How does one endure life under an authoritarian government? South Korean filmmaker Lee may be best known in the U.S. for his movies, including the critically acclaimed Burning, but this book—originally published in the 1980s and now translated into English for the first time—explores another side of his creative work. In an author’s note, Lee writes that “the short stories...in this collection are based on my actual experiences in those days, or they’re about my family, friends, or people close to me,” and there’s a lived-in realism found here—both in the fraught connections between characters and the threat of state violence. The narrator of “The Leper” learns that his father has been arrested on espionage charges, and when he confronts the older man, he discovers that his father has found an unexpected poise and confidence.
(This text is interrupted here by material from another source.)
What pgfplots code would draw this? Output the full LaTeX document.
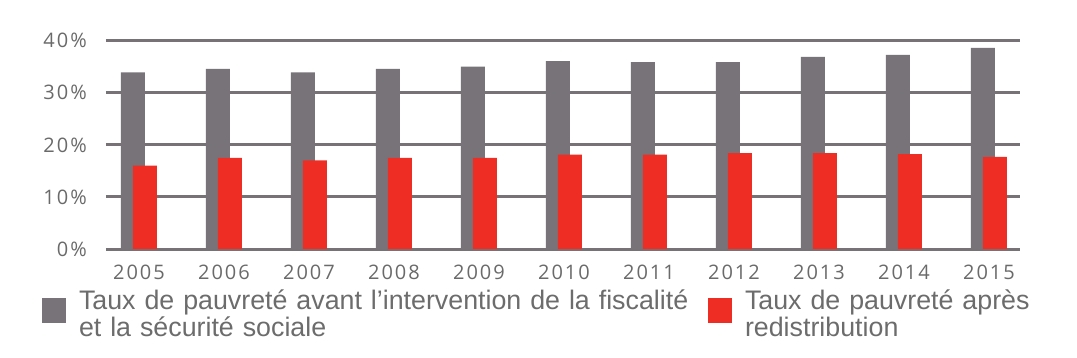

That’s not the only place where loved ones are at risk of incarceration; the threat of a family member’s arrest looms over the opening of “Burning Paper.” Sometimes, the personal and the political converge in unsettling ways. In the title story, Lee describes the way one man wound up in the army: “When the private had come home from university, wanted by the law for avoiding military service, his father had held him by his side and called the police himself. He was handcuffed in front of his father, and fifteen days later he was sent off to basic training.” The collection closes with the harrowing “A Lamp in the Sky,” in which a woman attempts to navigate the world of student activism and is eventually suspended from college. She’s offered a way back in if she informs on her peers, and is threatened with sexual violence by the authorities. These stories abound with emotional violence that sometimes boils over into the physical, and empathetically explores characters reckoning with a lack of good options.
A harrowing but clear-eyed look at South Korea’s recent history.